Speculation tax a potential ‘crisis’ in West Kelowna
The municipality of West Kelowna has joined a growing backlash to the B.C. government’s real estate speculation tax with a demand that it be left out of that tax measure.
West Kelowna’s council Tuesday voted unanimously for Mayor Doug Findlater to meet Premier John Horgan and B.C. Green party Leader Andrew Weaver to pressure government to exclude the Okanagan community from the new tax.
“We’re very concerned about the overall economic impact,” said Findlater. “We are fundamentally concerned this would push property values below the amount of equity people have in their homes. It’s a potential financial crisis.”
West Kelowna has a large number of part-time residents who will be affected by the new annual levy, which targets unoccupied homes and secondary homes owned by people not paying income tax in B.C. It will start at 0.5 per cent in 2018 and increase to two per cent in 2019.
Find later fears many of them maybe forced to sell their homes in the face of thousands of dollars in new taxes, leaving a glut of homes on the market.
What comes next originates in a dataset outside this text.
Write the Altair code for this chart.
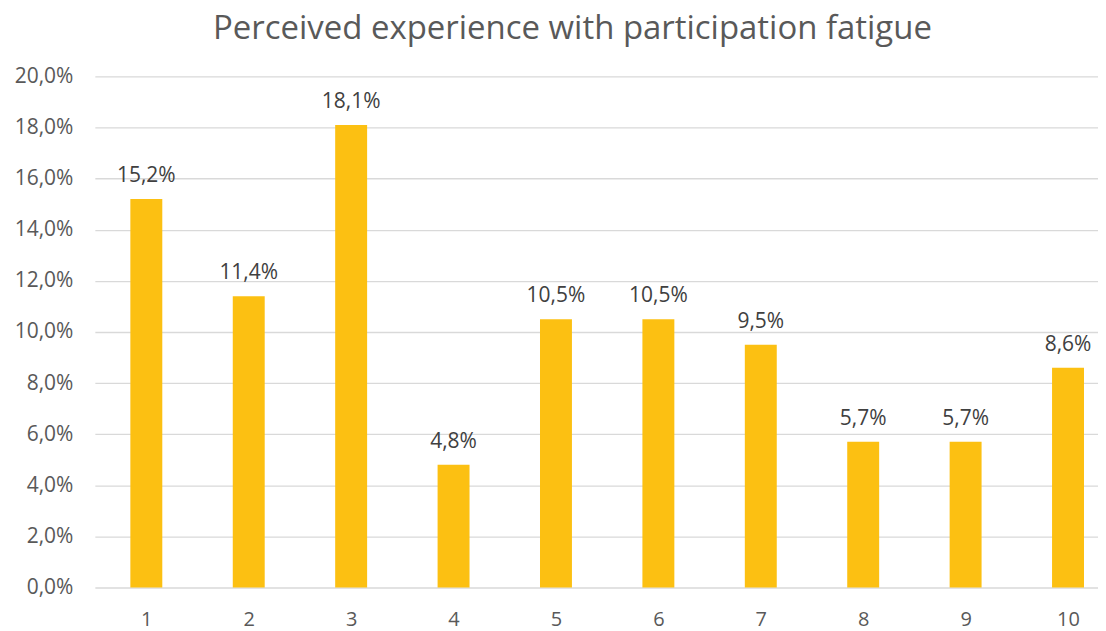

“The irony of this is if they go through with it, the only people who will be able to afford really expensive places are the really wealthy who would buy them up at a firesale price,” he said.
“People who picked up a modest place on the lake 20 years ago and kept it in the family are not going to be able to afford to keep them.”
West Kelowna, which incorporated 10 years ago, has a population of 35,000. It’s been trying to urbanize and development has been a boon to their growing community, said the mayor.
The shock waves from the tax, even before its implementation, can already be felt, said Findlater, with banks shying away from lending to developers. It could also affect people applying for residential mortgages.
“We do want a decision on this very soon because of the damage this is already doing,” he said. “There is clearly a crisis in confidence about the future over what the province may do.”
The municipality received 239 emails from part-time residents, recreational property owners and developers along with anecdotal estimates of owners facing tax increases of $20,000 to $30,000. It estimates the speculation tax in West Kelowna will add about $10 million to Victoria’s coffers.
If the province doesn’t bow to the request, Findlater wants the province to prepare a report estimating the economic impact of the tax measure, which West Kelowna expects will have unintended consequences for many non-resident property owners who couldn’t be considered speculators.
The municipality’s move is the latest pushback at the tax — the details and parameters of which remain unclear — leaving many homeowners confused by who will be affected by the tax and to what degree.
The speculation tax, announced in last month’s budget, applies to the Lower Mainland, Victoria, the Nanaimo region, Kelowna and West Kelowna.
Other municipal leaders, including in Kelowna and Parksville, have also publicly expressed concern over the effect of the tax on their local economies.